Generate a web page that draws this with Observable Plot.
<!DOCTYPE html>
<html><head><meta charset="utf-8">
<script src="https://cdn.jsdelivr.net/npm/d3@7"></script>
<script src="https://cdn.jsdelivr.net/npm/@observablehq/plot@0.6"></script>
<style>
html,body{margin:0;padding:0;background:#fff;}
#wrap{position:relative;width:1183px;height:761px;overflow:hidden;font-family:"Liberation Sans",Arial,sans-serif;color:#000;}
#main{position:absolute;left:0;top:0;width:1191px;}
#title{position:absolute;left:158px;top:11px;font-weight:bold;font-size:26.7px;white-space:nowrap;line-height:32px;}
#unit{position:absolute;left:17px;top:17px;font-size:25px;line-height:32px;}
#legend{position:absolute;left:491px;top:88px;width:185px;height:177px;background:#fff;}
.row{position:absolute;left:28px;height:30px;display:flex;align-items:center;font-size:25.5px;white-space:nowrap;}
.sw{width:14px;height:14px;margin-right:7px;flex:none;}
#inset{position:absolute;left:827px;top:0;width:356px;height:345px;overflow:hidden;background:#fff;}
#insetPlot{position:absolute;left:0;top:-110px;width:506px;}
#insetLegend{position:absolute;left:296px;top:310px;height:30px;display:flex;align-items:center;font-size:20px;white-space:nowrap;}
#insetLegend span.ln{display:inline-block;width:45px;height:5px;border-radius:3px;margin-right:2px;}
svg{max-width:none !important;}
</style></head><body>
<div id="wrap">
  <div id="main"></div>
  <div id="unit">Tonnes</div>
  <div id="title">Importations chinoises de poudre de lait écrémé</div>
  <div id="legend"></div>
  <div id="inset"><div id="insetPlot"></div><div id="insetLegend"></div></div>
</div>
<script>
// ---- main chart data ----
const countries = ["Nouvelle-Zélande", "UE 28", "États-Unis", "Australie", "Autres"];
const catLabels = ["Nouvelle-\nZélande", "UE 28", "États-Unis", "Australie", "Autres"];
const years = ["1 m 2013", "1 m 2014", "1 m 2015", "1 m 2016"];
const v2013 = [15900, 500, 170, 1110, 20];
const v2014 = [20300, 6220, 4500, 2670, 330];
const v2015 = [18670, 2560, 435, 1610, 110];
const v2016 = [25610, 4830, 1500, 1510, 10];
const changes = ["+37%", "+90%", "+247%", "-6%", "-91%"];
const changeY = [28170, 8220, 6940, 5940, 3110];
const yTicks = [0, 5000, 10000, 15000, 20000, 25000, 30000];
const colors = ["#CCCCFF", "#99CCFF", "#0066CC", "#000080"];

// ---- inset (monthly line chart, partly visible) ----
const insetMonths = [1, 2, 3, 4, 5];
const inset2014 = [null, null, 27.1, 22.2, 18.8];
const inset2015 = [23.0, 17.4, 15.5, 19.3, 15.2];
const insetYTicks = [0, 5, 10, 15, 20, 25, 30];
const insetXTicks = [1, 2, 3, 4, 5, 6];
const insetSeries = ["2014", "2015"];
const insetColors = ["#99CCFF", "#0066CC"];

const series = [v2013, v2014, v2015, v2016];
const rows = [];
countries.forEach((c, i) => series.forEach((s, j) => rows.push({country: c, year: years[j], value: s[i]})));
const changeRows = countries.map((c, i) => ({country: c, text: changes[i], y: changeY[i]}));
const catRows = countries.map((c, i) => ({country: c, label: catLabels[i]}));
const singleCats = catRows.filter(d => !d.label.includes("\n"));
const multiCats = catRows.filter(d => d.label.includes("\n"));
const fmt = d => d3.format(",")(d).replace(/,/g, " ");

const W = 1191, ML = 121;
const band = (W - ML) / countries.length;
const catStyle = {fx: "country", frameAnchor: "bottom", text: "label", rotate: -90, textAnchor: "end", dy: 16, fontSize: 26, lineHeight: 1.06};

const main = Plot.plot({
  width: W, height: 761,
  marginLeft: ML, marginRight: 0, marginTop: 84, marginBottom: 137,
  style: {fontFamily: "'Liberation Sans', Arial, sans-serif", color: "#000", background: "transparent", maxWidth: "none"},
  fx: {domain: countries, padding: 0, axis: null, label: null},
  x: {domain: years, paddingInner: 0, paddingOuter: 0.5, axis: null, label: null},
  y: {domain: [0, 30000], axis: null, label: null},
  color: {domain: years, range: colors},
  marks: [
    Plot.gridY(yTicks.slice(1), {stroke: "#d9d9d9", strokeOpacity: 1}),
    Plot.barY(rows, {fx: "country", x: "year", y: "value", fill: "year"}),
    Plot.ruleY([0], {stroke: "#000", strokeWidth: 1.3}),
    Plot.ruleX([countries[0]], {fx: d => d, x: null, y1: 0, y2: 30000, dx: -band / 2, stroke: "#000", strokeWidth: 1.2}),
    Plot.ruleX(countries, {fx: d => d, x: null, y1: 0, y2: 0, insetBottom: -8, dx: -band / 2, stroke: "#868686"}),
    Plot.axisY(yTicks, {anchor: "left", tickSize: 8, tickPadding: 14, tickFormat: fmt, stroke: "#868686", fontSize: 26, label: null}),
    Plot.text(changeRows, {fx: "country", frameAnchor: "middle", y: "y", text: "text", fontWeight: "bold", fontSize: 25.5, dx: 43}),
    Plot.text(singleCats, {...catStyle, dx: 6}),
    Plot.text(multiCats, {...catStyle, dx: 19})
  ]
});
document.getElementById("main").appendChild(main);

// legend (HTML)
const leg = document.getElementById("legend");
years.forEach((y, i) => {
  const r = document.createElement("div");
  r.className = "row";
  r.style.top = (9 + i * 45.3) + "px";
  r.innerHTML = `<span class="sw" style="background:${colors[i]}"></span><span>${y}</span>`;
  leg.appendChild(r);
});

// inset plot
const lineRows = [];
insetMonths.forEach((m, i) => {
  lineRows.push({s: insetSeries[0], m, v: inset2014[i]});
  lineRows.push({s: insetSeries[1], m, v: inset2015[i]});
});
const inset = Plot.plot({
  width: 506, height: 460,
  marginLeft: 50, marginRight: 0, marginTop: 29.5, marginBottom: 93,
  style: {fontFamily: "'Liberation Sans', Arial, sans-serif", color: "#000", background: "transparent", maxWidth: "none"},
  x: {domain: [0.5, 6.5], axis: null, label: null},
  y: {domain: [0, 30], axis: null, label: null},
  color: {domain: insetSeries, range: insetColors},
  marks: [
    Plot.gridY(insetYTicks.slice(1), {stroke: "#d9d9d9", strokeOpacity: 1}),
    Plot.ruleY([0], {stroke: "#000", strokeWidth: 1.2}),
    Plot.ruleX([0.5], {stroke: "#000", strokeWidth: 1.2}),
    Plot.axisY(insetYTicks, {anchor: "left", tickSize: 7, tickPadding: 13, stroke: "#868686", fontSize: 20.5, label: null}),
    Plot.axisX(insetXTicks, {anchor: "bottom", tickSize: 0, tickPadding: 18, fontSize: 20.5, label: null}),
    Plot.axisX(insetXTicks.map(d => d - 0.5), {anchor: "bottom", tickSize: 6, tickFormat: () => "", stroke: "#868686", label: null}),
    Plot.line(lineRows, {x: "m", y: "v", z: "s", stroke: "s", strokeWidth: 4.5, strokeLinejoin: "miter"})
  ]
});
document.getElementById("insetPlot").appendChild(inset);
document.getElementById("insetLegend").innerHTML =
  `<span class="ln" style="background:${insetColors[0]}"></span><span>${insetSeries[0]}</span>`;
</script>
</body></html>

### GIVEN REQUEST
Transcribe the whole listing with nothing added or left out.

### TASK OUTPUT
Generate a web page that draws this with Observable Plot.
<!DOCTYPE html>
<html><head><meta charset="utf-8">
<script src="https://cdn.jsdelivr.net/npm/d3@7"></script>
<script src="https://cdn.jsdelivr.net/npm/@observablehq/plot@0.6"></script>
<style>
html,body{margin:0;padding:0;background:#fff;}
#wrap{position:relative;width:1183px;height:761px;overflow:hidden;font-family:"Liberation Sans",Arial,sans-serif;color:#000;}
#main{position:absolute;left:0;top:0;width:1191px;}
#title{position:absolute;left:158px;top:11px;font-weight:bold;font-size:26.7px;white-space:nowrap;line-height:32px;}
#unit{position:absolute;left:17px;top:17px;font-size:25px;line-height:32px;}
#legend{position:absolute;left:491px;top:88px;width:185px;height:177px;background:#fff;}
.row{position:absolute;left:28px;height:30px;display:flex;align-items:center;font-size:25.5px;white-space:nowrap;}
.sw{width:14px;height:14px;margin-right:7px;flex:none;}
#inset{position:absolute;left:827px;top:0;width:356px;height:345px;overflow:hidden;background:#fff;}
#insetPlot{position:absolute;left:0;top:-110px;width:506px;}
#insetLegend{position:absolute;left:296px;top:310px;height:30px;display:flex;align-items:center;font-size:20px;white-space:nowrap;}
#insetLegend span.ln{display:inline-block;width:45px;height:5px;border-radius:3px;margin-right:2px;}
svg{max-width:none !important;}
</style></head><body>
<div id="wrap">
  <div id="main"></div>
  <div id="unit">Tonnes</div>
  <div id="title">Importations chinoises de poudre de lait écrémé</div>
  <div id="legend"></div>
  <div id="inset"><div id="insetPlot"></div><div id="insetLegend"></div></div>
</div>
<script>
// ---- main chart data ----
const countries = ["Nouvelle-Zélande", "UE 28", "États-Unis", "Australie", "Autres"];
const catLabels = ["Nouvelle-\nZélande", "UE 28", "États-Unis", "Australie", "Autres"];
const years = ["1 m 2013", "1 m 2014", "1 m 2015", "1 m 2016"];
const v2013 = [15900, 500, 170, 1110, 20];
const v2014 = [20300, 6220, 4500, 2670, 330];
const v2015 = [18670, 2560, 435, 1610, 110];
const v2016 = [25610, 4830, 1500, 1510, 10];
const changes = ["+37%", "+90%", "+247%", "-6%", "-91%"];
const changeY = [28170, 8220, 6940, 5940, 3110];
const yTicks = [0, 5000, 10000, 15000, 20000, 25000, 30000];
const colors = ["#CCCCFF", "#99CCFF", "#0066CC", "#000080"];

// ---- inset (monthly line chart, partly visible) ----
const insetMonths = [1, 2, 3, 4, 5];
const inset2014 = [null, null, 27.1, 22.2, 18.8];
const inset2015 = [23.0, 17.4, 15.5, 19.3, 15.2];
const insetYTicks = [0, 5, 10, 15, 20, 25, 30];
const insetXTicks = [1, 2, 3, 4, 5, 6];
const insetSeries = ["2014", "2015"];
const insetColors = ["#99CCFF", "#0066CC"];

const series = [v2013, v2014, v2015, v2016];
const rows = [];
countries.forEach((c, i) => series.forEach((s, j) => rows.push({country: c, year: years[j], value: s[i]})));
const changeRows = countries.map((c, i) => ({country: c, text: changes[i], y: changeY[i]}));
const catRows = countries.map((c, i) => ({country: c, label: catLabels[i]}));
const singleCats = catRows.filter(d => !d.label.includes("\n"));
const multiCats = catRows.filter(d => d.label.includes("\n"));
const fmt = d => d3.format(",")(d).replace(/,/g, " ");

const W = 1191, ML = 121;
const band = (W - ML) / countries.length;
const catStyle = {fx: "country", frameAnchor: "bottom", text: "label", rotate: -90, textAnchor: "end", dy: 16, fontSize: 26, lineHeight: 1.06};

const main = Plot.plot({
  width: W, height: 761,
  marginLeft: ML, marginRight: 0, marginTop: 84, marginBottom: 137,
  style: {fontFamily: "'Liberation Sans', Arial, sans-serif", color: "#000", background: "transparent", maxWidth: "none"},
  fx: {domain: countries, padding: 0, axis: null, label: null},
  x: {domain: years, paddingInner: 0, paddingOuter: 0.5, axis: null, label: null},
  y: {domain: [0, 30000], axis: null, label: null},
  color: {domain: years, range: colors},
  marks: [
    Plot.gridY(yTicks.slice(1), {stroke: "#d9d9d9", strokeOpacity: 1}),
    Plot.barY(rows, {fx: "country", x: "year", y: "value", fill: "year"}),
    Plot.ruleY([0], {stroke: "#000", strokeWidth: 1.3}),
    Plot.ruleX([countries[0]], {fx: d => d, x: null, y1: 0, y2: 30000, dx: -band / 2, stroke: "#000", strokeWidth: 1.2}),
    Plot.ruleX(countries, {fx: d => d, x: null, y1: 0, y2: 0, insetBottom: -8, dx: -band / 2, stroke: "#868686"}),
    Plot.axisY(yTicks, {anchor: "left", tickSize: 8, tickPadding: 14, tickFormat: fmt, stroke: "#868686", fontSize: 26, label: null}),
    Plot.text(changeRows, {fx: "country", frameAnchor: "middle", y: "y", text: "text", fontWeight: "bold", fontSize: 25.5, dx: 43}),
    Plot.text(singleCats, {...catStyle, dx: 6}),
    Plot.text(multiCats, {...catStyle, dx: 19})
  ]
});
document.getElementById("main").appendChild(main);

// legend (HTML)
const leg = document.getElementById("legend");
years.forEach((y, i) => {
  const r = document.createElement("div");
  r.className = "row";
  r.style.top = (9 + i * 45.3) + "px";
  r.innerHTML = `<span class="sw" style="background:${colors[i]}"></span><span>${y}</span>`;
  leg.appendChild(r);
});

// inset plot
const lineRows = [];
insetMonths.forEach((m, i) => {
  lineRows.push({s: insetSeries[0], m, v: inset2014[i]});
  lineRows.push({s: insetSeries[1], m, v: inset2015[i]});
});
const inset = Plot.plot({
  width: 506, height: 460,
  marginLeft: 50, marginRight: 0, marginTop: 29.5, marginBottom: 93,
  style: {fontFamily: "'Liberation Sans', Arial, sans-serif", color: "#000", background: "transparent", maxWidth: "none"},
  x: {domain: [0.5, 6.5], axis: null, label: null},
  y: {domain: [0, 30], axis: null, label: null},
  color: {domain: insetSeries, range: insetColors},
  marks: [
    Plot.gridY(insetYTicks.slice(1), {stroke: "#d9d9d9", strokeOpacity: 1}),
    Plot.ruleY([0], {stroke: "#000", strokeWidth: 1.2}),
    Plot.ruleX([0.5], {stroke: "#000", strokeWidth: 1.2}),
    Plot.axisY(insetYTicks, {anchor: "left", tickSize: 7, tickPadding: 13, stroke: "#868686", fontSize: 20.5, label: null}),
    Plot.axisX(insetXTicks, {anchor: "bottom", tickSize: 0, tickPadding: 18, fontSize: 20.5, label: null}),
    Plot.axisX(insetXTicks.map(d => d - 0.5), {anchor: "bottom", tickSize: 6, tickFormat: () => "", stroke: "#868686", label: null}),
    Plot.line(lineRows, {x: "m", y: "v", z: "s", stroke: "s", strokeWidth: 4.5, strokeLinejoin: "miter"})
  ]
});
document.getElementById("insetPlot").appendChild(inset);
document.getElementById("insetLegend").innerHTML =
  `<span class="ln" style="background:${insetColors[0]}"></span><span>${insetSeries[0]}</span>`;
</script>
</body></html>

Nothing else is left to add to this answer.